Nourished by the work of such notable mindfuckers as the German future-rock band Can and Euro film artists Werner Herzog and Federico Fellini, The Mars Volta say they write songs “egotistically,” on a plane of consciousness that depends on available enlightenment.

“Most of us in the band are dropouts who never finished high school,” says Rodriguez. “Our knowledge of the world or words or music or anything else doesn’t come from classrooms. It comes from an unending interest in everything that surrounds us — dialects that people have made through the centuries to communicate with each other, or musical movements that have happened, or artifacts found in weird places, or pollution in rivers . . . It comes from being really in love with how fascinating and violent and unexplainable the world is.”

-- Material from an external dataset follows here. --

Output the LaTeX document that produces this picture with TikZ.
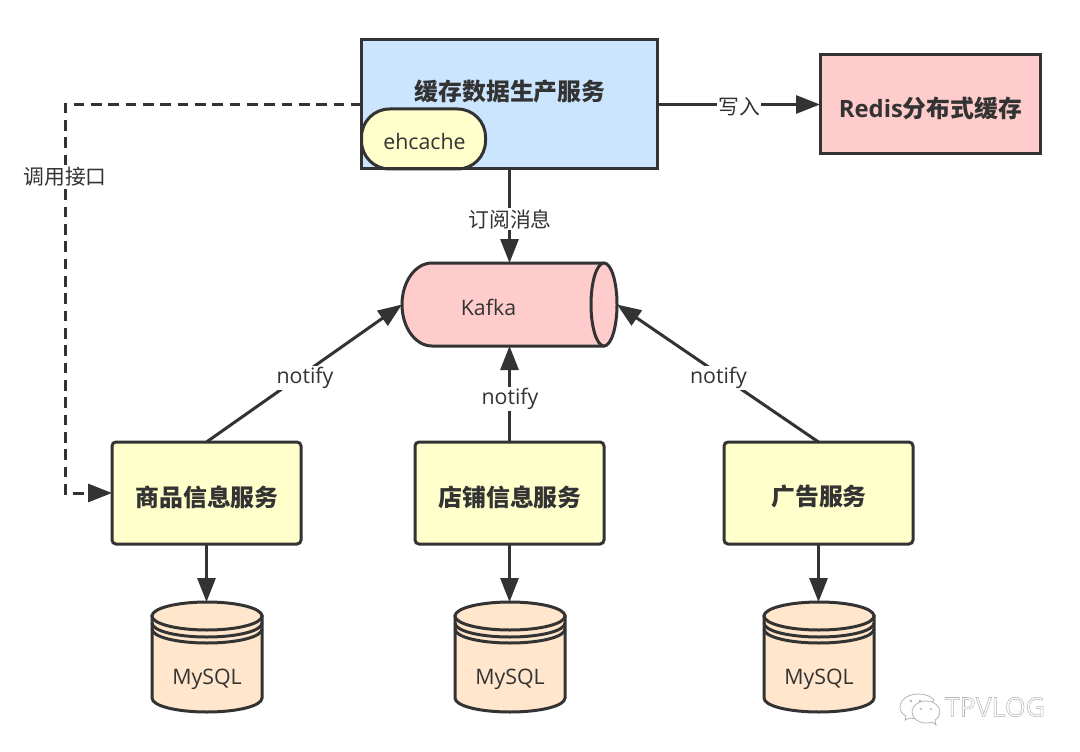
\documentclass[tikz,border=0pt]{standalone}
\usepackage{fontspec}
\setmainfont{Open Sans}
\newfontfamily\cjk{Noto Sans CJK SC}
\usetikzlibrary{arrows.meta}
\definecolor{linegray}{HTML}{333333}
\definecolor{boxblue}{HTML}{CCE5FF}
\definecolor{boxpink}{HTML}{FFCCCC}
\definecolor{boxyellow}{HTML}{FFFFCC}
\definecolor{boxpeach}{HTML}{FFE6CC}
\definecolor{markgray}{HTML}{B4B4B4}
\tikzset{every picture/.style={line width=2.25pt}}
\tikzset{
  plainbox/.style={inner sep=0pt,outer sep=0pt,draw=linegray},
  servicebox/.style={plainbox,fill=boxyellow,rounded corners=3pt,minimum width=141.75pt,minimum height=76.5pt},
  anchorbox/.style={inner sep=0pt,outer sep=0pt},
  boldtext/.style={font=\cjk\bfseries\fontsize{17.9}{20}\selectfont,text=linegray,inner sep=0pt},
  edgetext/.style={font=\cjk\fontsize{15.6}{18}\selectfont,text=linegray,fill=white,inner sep=1pt},
  plaintext/.style={font=\fontsize{16}{18}\selectfont,text=linegray,inner sep=0pt},
  notifytext/.style={plaintext,fill=white,inner sep=1pt},
  flow/.style={draw=linegray,-{Triangle[length=18pt,width=13.5pt]}},
}

\begin{document}
\begin{tikzpicture}[x=0.75pt,y=0.75pt,yscale=-1,xscale=1]
\useasboundingbox (0,0) rectangle (1080,752);

%Shape: Kafka cylinder
\draw [draw=linegray,fill=boxpink] (604,263) -- (432,263) .. controls (415.4,263) and (402,281.6) .. (402,304.5) .. controls (402,327.4) and (415.4,346) .. (432,346) -- (604,346) ;
\draw [draw=linegray,fill=boxpink] (604,304.5) circle [x radius=13, y radius=41.5] ;
\draw (509.5,304.5) node (kafka) [anchorbox,minimum width=161.25pt,minimum height=62.25pt] {};

%Shape: cache service
\draw (509.5,104.5) node (cacheService) [plainbox,fill=boxblue,minimum width=222pt,minimum height=96.75pt] {};
\draw (423.5,139) node (ehcache) [plainbox,fill=boxyellow,rounded corners=21pt,minimum width=93pt,minimum height=45pt] {};
\draw [draw=linegray] (cacheService.north west) rectangle (cacheService.south east) ;

%Shape: Redis
\draw (930,104.5) node (redis) [plainbox,fill=boxpink,minimum width=165pt,minimum height=74.25pt] {};

%Shape: services
\draw (206.5,493) node (goodsService) [servicebox] {};
\draw (509.5,493) node (shopService) [servicebox] {};
\draw (818.5,493) node (adService) [servicebox] {};

%Shape: MySQL left
\draw [draw=linegray,fill=boxpeach] (152,616) -- (152,698) .. controls (152,706) and (177,712) .. (207,712) .. controls (237,712) and (262,706) .. (262,698) -- (262,616) -- cycle ;
\draw [draw=linegray,fill=boxpeach] (207,616) circle [x radius=55, y radius=14] ;
\draw [draw=linegray] (152,623) .. controls (152,631) and (177,637) .. (207,637) .. controls (237,637) and (262,631) .. (262,623) ;
\draw [draw=linegray] (152,629) .. controls (152,637) and (177,643) .. (207,643) .. controls (237,643) and (262,637) .. (262,629) ;
\draw (206.5,657) node (dbGoods) [anchorbox,minimum width=82.5pt,minimum height=82.5pt] {};

%Shape: MySQL middle
\draw [draw=linegray,fill=boxpeach] (455,616) -- (455,698) .. controls (455,706) and (480,712) .. (510,712) .. controls (540,712) and (565,706) .. (565,698) -- (565,616) -- cycle ;
\draw [draw=linegray,fill=boxpeach] (510,616) circle [x radius=55, y radius=14] ;
\draw [draw=linegray] (455,623) .. controls (455,631) and (480,637) .. (510,637) .. controls (540,637) and (565,631) .. (565,623) ;
\draw [draw=linegray] (455,629) .. controls (455,637) and (480,643) .. (510,643) .. controls (540,643) and (565,637) .. (565,629) ;
\draw (509.5,657) node (dbShop) [anchorbox,minimum width=82.5pt,minimum height=82.5pt] {};

%Shape: MySQL right
\draw [draw=linegray,fill=boxpeach] (764,616) -- (764,698) .. controls (764,706) and (789,712) .. (819,712) .. controls (849,712) and (874,706) .. (874,698) -- (874,616) -- cycle ;
\draw [draw=linegray,fill=boxpeach] (819,616) circle [x radius=55, y radius=14] ;
\draw [draw=linegray] (764,623) .. controls (764,631) and (789,637) .. (819,637) .. controls (849,637) and (874,631) .. (874,623) ;
\draw [draw=linegray] (764,629) .. controls (764,637) and (789,643) .. (819,643) .. controls (849,643) and (874,637) .. (874,629) ;
\draw (818.5,657) node (dbAd) [anchorbox,minimum width=82.5pt,minimum height=82.5pt] {};

%Straight Lines
\draw [flow] (cacheService.east) -- (redis.west) ;
\draw [flow] (cacheService.south) -- (kafka.north) ;
\draw [flow,dash pattern=on 8pt off 5pt] (cacheService.west) -- (65,104.5) -- (65,493) -- (goodsService.west) ;
\draw [flow] (goodsService.north) -- (kafka.west) ;
\draw [flow] (shopService.north) -- (kafka.south) ;
\draw [flow] (adService.north) -- (kafka.east) ;
\draw [flow] (goodsService.south) -- (dbGoods.north) ;
\draw [flow] (shopService.south) -- (dbShop.north) ;
\draw [flow] (adService.south) -- (dbAd.north) ;

% Text Node
\draw (510,92) node (cacheLabel) [boldtext] {缓存数据生产服务};
% Text Node
\draw (930.5,108) node (redisLabel) [boldtext] {{\fontspec{Open Sans}\bfseries Redis}分布式缓存};
% Text Node
\draw (207,497) node (goodsLabel) [boldtext] {商品信息服务};
% Text Node
\draw (510,497) node (shopLabel) [boldtext] {店铺信息服务};
% Text Node
\draw (819,497) node (adLabel) [boldtext] {广告服务};
% Text Node
\draw (424.5,142) node (ehcacheLabel) [plaintext] {ehcache};
% Text Node
\draw (488.5,307) node (kafkaLabel) [plaintext] {Kafka};
% Text Node
\draw (207,679) node (mysqlGoods) [plaintext] {MySQL};
% Text Node
\draw (510,679) node (mysqlShop) [plaintext] {MySQL};
% Text Node
\draw (819,679) node (mysqlAd) [plaintext] {MySQL};
% Text Node
\draw (739,107) node (writeLabel) [edgetext] {写入};
% Text Node
\draw (510,219) node (subscribeLabel) [edgetext] {订阅消息};
% Text Node
\draw (65,177) node (callLabel) [edgetext] {调用接口};
% Text Node
\draw (305,378) node (notifyGoods) [notifytext] {notify};
% Text Node
\draw (510,399) node (notifyShop) [notifytext] {notify};
% Text Node
\draw (718.5,378) node (notifyAd) [notifytext] {notify};

%Shape: watermark bubbles
\draw [draw=markgray,line width=0.6pt,fill=white] (918,694) .. controls (908,694) and (900,700) .. (900,707) .. controls (900,711) and (902,714) .. (906,716) -- (905,720) -- (910,718) .. controls (914,719) and (919,719) .. (922,718) -- (934,700) .. controls (931,696) and (925,694) .. (918,694) -- cycle ;
\draw [draw=markgray,line width=0.6pt,fill=white] (926,701) .. controls (918,701) and (912,706) .. (912,712) .. controls (912,718) and (918,723) .. (926,723) .. controls (928,723) and (930,723) .. (932,722) -- (936,725) -- (935,720) .. controls (938,718) and (940,715) .. (940,712) .. controls (940,706) and (934,701) .. (926,701) -- cycle ;
\draw [fill=markgray,draw=none] (911,701) circle [radius=1.3] ;
\draw [fill=markgray,draw=none] (920,701) circle [radius=1.3] ;
\draw [fill=markgray,draw=none] (921,709) circle [radius=1.1] ;
\draw [fill=markgray,draw=none] (931,709) circle [radius=1.1] ;
% Text Node
\draw (995,707) node (watermark) [inner sep=0pt,text=markgray,font=\fontsize{20}{22}\selectfont] {\special{pdf:code 1 Tr 0.4 w}TPVLOG\special{pdf:code 0 Tr}};

\end{tikzpicture}
\end{document}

Since finding each other in El Paso’s music scene as teens, Rodriguez and Bixler have almost merged into a modular unit that currently even shares the same Studio City address. “We’ve known each other since we were 13,” says Rodriguez. “We’ve toured in two different bands together, we’re around each other all the time. We’ve always pushed each other forward through space and through time.”

In their hometown, a dusty bowl on the cusp of the U.S.-Mexican border notorious for its drug traffic, sweltering heat, a population of a million and the mentality of a small town, the two young lads with big curly hair roused dismay and horror among local rednecks. “We definitely got fucked with a lot, beaten up a lot,” says Rodriguez. “I guess we look odd to some. We look homosexual, or we look like a lot of different things that upset people.”

Are The Mars Volta concerned that their young audience might be freaked out by the strangeness of the band’s new imaginary worlds?

“I hope people are challenged,” says Rodriguez. “I hope the kids read the interviews and wonder, ‘Who’s Fellini? Who’s Herzog?’ And I hope there’s some kid out there who’s only known about three-minute love songs on the radio and who’s never heard the rhythms of clave, listening to this in his room and realizing that he just can’t sit still and that he has to learn how to dance to it.”


The Mars Volta play at the Henry Fonda Theater, Tuesday, July 1.